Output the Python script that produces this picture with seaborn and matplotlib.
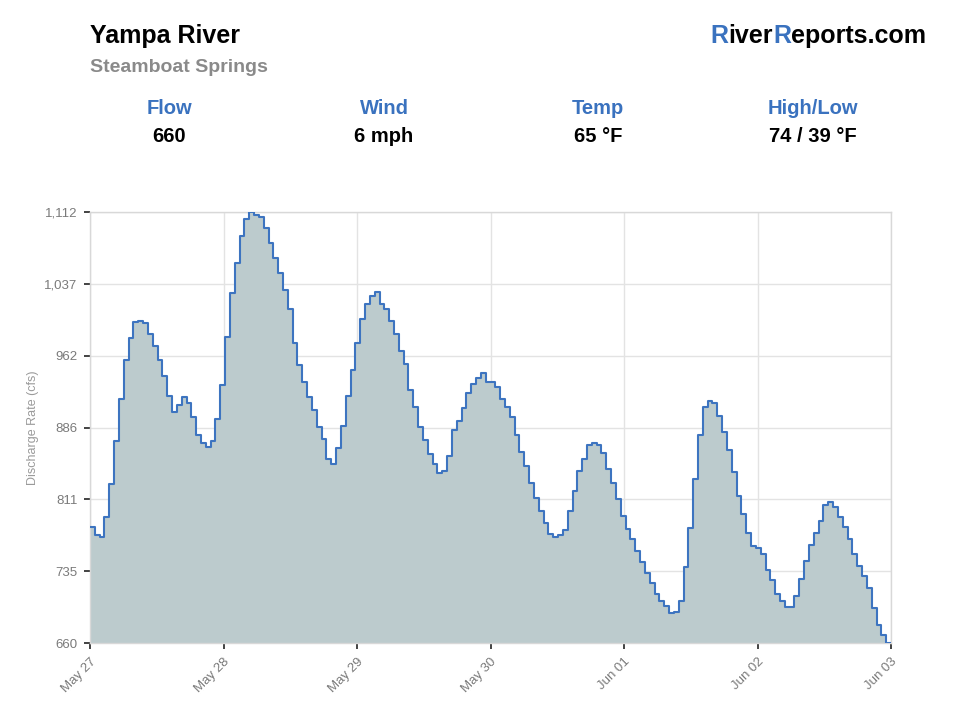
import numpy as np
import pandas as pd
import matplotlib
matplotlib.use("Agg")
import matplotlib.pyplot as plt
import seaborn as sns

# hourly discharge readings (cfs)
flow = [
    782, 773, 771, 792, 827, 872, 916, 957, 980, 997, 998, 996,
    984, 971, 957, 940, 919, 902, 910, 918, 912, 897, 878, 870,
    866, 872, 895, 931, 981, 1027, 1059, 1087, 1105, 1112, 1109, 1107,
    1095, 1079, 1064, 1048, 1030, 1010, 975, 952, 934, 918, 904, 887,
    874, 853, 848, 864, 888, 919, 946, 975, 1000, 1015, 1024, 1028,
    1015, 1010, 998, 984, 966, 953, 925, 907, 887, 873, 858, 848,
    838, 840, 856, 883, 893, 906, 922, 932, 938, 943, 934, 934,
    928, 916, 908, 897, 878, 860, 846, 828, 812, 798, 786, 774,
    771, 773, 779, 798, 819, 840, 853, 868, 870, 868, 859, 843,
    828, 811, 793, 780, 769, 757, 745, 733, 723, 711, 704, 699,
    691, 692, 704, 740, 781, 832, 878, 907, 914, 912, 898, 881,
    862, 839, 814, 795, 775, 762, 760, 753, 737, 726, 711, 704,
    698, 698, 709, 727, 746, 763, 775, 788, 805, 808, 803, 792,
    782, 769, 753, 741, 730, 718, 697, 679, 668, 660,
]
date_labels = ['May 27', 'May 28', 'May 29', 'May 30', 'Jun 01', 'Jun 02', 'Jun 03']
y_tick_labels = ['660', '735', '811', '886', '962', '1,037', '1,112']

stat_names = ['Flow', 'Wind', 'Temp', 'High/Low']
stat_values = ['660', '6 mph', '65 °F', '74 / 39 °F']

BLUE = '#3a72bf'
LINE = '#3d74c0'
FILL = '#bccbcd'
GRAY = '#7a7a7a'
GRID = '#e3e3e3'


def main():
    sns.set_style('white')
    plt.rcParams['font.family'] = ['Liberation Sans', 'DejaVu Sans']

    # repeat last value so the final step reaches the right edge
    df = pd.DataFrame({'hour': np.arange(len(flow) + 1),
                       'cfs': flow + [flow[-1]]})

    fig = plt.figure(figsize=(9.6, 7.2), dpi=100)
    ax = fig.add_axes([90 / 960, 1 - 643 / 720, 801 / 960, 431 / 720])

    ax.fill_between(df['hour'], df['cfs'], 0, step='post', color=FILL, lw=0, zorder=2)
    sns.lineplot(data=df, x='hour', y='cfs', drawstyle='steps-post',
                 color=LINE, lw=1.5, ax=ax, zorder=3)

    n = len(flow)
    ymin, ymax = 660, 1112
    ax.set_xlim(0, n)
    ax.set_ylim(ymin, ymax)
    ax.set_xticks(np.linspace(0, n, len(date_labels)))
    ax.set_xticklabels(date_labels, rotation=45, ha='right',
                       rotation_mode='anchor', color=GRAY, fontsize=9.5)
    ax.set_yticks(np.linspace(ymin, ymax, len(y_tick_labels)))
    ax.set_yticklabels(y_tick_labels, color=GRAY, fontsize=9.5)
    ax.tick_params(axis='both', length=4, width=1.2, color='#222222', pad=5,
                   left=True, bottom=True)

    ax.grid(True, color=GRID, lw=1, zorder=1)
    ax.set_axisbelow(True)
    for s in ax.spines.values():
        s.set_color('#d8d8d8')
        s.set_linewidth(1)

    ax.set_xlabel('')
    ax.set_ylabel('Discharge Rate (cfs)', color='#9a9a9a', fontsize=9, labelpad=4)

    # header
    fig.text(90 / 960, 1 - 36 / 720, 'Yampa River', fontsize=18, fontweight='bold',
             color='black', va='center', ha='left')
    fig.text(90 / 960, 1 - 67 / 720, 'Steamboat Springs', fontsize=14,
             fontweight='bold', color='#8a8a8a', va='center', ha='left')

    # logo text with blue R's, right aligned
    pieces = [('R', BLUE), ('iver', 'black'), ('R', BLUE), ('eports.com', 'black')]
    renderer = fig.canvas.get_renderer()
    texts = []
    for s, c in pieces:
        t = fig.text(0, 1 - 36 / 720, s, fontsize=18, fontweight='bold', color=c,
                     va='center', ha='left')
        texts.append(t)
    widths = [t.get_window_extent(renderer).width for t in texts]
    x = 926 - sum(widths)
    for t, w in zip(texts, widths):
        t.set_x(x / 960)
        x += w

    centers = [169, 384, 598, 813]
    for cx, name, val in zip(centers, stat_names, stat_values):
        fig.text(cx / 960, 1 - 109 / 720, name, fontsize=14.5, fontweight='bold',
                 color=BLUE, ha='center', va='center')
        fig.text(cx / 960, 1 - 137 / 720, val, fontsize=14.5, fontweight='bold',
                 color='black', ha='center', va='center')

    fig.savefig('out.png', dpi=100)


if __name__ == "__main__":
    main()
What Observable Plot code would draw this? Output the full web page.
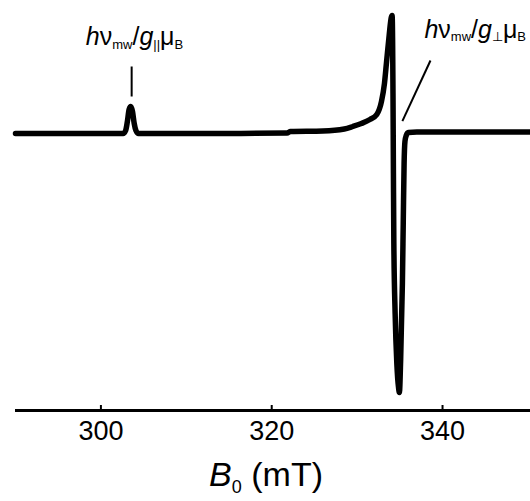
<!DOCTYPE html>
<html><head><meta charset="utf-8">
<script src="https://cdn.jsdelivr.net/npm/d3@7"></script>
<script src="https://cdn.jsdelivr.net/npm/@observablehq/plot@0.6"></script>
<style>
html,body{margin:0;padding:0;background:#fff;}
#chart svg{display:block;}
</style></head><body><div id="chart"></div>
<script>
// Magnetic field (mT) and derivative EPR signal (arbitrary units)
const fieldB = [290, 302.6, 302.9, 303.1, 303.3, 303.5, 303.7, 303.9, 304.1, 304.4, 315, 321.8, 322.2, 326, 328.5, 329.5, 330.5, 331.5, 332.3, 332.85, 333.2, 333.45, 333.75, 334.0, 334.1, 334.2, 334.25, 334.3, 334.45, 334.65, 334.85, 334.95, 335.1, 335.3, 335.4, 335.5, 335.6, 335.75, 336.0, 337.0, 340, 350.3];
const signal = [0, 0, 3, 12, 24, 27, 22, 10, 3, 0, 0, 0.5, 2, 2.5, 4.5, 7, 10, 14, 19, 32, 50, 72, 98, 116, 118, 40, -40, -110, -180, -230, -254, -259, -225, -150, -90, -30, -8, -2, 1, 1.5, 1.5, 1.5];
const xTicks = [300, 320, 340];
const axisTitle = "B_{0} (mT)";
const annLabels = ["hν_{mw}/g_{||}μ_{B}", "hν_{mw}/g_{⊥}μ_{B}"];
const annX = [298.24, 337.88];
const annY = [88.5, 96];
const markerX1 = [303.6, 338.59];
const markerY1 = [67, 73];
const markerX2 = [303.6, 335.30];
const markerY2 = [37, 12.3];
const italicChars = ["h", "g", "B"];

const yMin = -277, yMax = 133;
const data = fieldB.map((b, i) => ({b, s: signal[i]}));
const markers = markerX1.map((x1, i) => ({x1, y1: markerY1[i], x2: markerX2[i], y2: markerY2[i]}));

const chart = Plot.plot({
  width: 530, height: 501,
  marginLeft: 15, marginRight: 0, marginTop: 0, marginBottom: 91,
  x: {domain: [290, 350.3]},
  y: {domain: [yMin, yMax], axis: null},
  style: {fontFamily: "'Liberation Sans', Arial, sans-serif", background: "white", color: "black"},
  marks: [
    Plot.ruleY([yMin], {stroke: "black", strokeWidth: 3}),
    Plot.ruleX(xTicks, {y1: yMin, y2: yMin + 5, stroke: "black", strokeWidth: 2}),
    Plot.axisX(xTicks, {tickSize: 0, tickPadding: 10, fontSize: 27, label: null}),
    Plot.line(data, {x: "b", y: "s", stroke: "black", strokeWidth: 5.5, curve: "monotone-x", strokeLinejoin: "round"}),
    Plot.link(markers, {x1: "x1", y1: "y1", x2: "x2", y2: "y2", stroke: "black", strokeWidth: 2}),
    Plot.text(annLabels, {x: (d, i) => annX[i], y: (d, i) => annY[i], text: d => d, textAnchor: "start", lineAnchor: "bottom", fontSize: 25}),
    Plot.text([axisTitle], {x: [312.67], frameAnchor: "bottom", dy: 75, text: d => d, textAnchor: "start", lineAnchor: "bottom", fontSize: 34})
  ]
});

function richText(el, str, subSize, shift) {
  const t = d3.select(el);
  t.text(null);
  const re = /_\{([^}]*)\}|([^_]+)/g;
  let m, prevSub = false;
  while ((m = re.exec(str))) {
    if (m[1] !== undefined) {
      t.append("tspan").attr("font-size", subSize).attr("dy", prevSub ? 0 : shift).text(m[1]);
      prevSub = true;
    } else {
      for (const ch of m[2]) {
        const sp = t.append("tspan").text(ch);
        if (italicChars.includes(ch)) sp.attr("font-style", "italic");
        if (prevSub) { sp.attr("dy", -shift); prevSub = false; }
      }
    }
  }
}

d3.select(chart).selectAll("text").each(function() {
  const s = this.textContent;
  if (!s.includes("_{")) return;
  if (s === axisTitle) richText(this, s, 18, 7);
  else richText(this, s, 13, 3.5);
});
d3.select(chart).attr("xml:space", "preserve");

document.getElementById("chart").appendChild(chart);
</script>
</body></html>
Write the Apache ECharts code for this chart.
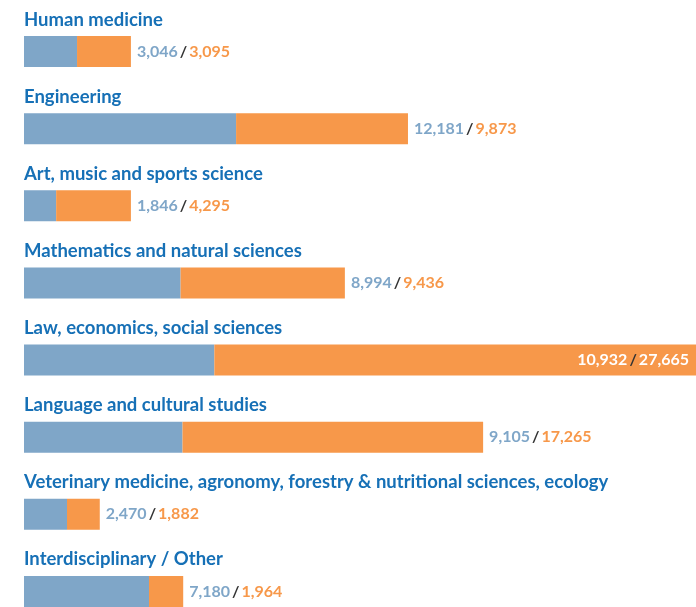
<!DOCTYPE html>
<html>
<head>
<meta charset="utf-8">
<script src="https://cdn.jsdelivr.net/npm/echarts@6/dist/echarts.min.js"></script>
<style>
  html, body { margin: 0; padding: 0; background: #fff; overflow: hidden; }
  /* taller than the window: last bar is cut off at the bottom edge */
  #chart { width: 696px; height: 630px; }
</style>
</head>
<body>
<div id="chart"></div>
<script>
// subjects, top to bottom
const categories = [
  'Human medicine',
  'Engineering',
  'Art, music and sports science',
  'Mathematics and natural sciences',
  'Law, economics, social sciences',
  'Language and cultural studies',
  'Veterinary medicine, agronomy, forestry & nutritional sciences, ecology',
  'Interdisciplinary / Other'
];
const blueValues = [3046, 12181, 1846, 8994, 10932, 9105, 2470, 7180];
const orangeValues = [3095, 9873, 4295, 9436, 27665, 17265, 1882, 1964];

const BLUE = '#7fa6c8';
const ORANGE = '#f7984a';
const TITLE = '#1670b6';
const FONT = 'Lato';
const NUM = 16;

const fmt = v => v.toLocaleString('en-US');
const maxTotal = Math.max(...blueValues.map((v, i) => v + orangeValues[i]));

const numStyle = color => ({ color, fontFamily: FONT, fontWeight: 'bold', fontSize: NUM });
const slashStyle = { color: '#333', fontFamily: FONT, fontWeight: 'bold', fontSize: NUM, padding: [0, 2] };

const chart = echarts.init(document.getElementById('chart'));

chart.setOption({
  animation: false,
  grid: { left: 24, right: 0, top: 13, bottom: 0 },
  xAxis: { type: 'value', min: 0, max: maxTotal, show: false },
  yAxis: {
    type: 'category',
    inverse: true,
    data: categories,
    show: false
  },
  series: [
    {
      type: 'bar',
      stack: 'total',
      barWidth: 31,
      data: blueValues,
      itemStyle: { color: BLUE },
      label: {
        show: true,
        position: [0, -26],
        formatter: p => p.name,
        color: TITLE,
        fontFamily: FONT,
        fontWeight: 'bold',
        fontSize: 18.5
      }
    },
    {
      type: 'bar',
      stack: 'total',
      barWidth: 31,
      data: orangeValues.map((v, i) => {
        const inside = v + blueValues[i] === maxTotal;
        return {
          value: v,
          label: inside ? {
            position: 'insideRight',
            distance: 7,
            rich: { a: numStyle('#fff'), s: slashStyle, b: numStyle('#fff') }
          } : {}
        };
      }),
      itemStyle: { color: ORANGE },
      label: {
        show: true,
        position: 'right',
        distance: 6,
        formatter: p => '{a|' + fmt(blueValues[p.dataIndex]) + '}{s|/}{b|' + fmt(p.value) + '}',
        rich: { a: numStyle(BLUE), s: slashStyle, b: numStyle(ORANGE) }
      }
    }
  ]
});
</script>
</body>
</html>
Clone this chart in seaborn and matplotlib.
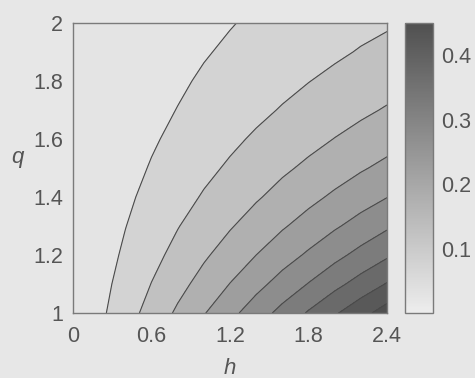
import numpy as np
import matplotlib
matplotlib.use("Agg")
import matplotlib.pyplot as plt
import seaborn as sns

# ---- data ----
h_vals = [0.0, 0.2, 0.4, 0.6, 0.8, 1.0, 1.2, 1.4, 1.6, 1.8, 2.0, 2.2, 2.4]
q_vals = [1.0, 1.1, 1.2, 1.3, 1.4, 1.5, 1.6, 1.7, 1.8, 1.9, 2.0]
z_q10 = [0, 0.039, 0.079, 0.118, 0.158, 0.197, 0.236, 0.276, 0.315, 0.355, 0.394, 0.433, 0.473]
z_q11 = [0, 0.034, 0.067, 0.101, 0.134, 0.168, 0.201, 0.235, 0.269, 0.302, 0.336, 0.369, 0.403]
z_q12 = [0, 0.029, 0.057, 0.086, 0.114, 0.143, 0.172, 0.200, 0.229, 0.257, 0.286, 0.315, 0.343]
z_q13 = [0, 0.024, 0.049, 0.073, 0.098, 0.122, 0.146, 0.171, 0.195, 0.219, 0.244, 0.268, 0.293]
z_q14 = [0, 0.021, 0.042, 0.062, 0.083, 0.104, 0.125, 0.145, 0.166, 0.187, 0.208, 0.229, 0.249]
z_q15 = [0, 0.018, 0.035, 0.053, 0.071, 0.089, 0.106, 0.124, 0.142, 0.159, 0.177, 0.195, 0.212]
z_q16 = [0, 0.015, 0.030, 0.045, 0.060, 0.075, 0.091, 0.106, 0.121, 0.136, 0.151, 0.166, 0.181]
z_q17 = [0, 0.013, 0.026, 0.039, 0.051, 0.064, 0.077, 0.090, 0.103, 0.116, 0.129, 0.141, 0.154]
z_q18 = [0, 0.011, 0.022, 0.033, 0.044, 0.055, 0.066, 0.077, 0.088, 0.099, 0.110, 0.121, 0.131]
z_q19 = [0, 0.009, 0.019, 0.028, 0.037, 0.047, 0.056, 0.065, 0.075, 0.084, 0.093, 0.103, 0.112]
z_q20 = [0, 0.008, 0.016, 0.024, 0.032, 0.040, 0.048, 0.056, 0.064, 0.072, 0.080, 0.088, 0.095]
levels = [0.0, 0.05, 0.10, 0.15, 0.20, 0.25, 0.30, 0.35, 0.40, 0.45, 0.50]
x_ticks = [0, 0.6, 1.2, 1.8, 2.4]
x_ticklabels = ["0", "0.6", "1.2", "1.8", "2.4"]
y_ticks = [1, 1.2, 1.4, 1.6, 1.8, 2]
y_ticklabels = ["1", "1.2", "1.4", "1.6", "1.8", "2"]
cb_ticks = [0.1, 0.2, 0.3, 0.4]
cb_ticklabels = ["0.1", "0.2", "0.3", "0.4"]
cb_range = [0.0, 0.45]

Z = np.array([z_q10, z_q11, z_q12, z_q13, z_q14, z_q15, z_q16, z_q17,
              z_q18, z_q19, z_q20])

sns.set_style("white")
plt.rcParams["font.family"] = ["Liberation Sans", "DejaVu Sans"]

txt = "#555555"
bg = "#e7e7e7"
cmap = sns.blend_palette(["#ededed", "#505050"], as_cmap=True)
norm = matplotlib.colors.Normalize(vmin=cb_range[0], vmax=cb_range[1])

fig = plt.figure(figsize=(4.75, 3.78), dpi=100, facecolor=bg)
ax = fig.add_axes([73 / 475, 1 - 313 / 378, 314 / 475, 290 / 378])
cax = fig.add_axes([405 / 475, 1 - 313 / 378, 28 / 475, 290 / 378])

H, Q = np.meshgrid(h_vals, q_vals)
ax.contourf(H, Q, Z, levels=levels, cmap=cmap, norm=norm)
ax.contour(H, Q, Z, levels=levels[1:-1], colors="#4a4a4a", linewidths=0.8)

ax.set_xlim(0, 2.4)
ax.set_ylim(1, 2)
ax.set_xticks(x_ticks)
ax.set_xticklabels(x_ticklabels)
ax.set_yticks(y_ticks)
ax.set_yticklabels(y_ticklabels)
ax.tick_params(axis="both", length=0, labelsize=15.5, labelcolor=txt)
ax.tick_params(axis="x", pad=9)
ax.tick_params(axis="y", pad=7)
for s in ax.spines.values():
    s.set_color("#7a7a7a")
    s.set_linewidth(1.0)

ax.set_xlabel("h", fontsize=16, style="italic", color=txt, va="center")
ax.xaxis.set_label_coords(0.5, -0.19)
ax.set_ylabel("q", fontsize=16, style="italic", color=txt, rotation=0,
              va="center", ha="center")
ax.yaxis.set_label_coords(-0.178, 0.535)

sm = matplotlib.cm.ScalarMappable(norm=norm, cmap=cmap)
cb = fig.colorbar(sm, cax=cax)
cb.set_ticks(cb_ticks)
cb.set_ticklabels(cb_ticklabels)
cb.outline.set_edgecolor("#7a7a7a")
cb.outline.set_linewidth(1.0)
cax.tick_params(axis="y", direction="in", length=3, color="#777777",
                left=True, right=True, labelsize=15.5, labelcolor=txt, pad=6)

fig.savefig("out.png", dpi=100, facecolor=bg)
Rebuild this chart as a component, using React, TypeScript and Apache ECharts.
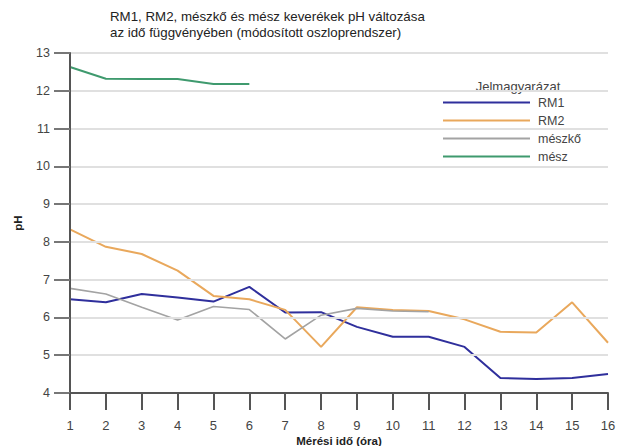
▬▬▬
YOUR INSTRUCTIONS: Start at the line above containing "What Observable Plot" and stop at the line containing "const markers = markerX1.map((x1, i)": print those lines and everything between them exactly, but not the pictures.

SOLUTION TO THE EXERCISE:
What Observable Plot code would draw this? Output the full web page.
<!DOCTYPE html>
<html><head><meta charset="utf-8">
<script src="https://cdn.jsdelivr.net/npm/d3@7"></script>
<script src="https://cdn.jsdelivr.net/npm/@observablehq/plot@0.6"></script>
<style>
html,body{margin:0;padding:0;background:#fff;}
#chart svg{display:block;}
</style></head><body><div id="chart"></div>
<script>
// Magnetic field (mT) and derivative EPR signal (arbitrary units)
const fieldB = [290, 302.6, 302.9, 303.1, 303.3, 303.5, 303.7, 303.9, 304.1, 304.4, 315, 321.8, 322.2, 326, 328.5, 329.5, 330.5, 331.5, 332.3, 332.85, 333.2, 333.45, 333.75, 334.0, 334.1, 334.2, 334.25, 334.3, 334.45, 334.65, 334.85, 334.95, 335.1, 335.3, 335.4, 335.5, 335.6, 335.75, 336.0, 337.0, 340, 350.3];
const signal = [0, 0, 3, 12, 24, 27, 22, 10, 3, 0, 0, 0.5, 2, 2.5, 4.5, 7, 10, 14, 19, 32, 50, 72, 98, 116, 118, 40, -40, -110, -180, -230, -254, -259, -225, -150, -90, -30, -8, -2, 1, 1.5, 1.5, 1.5];
const xTicks = [300, 320, 340];
const axisTitle = "B_{0} (mT)";
const annLabels = ["hν_{mw}/g_{||}μ_{B}", "hν_{mw}/g_{⊥}μ_{B}"];
const annX = [298.24, 337.88];
const annY = [88.5, 96];
const markerX1 = [303.6, 338.59];
const markerY1 = [67, 73];
const markerX2 = [303.6, 335.30];
const markerY2 = [37, 12.3];
const italicChars = ["h", "g", "B"];

const yMin = -277, yMax = 133;
const data = fieldB.map((b, i) => ({b, s: signal[i]}));
const markers = markerX1.map((x1, i) => ({x1, y1: markerY1[i], x2: markerX2[i], y2: markerY2[i]}));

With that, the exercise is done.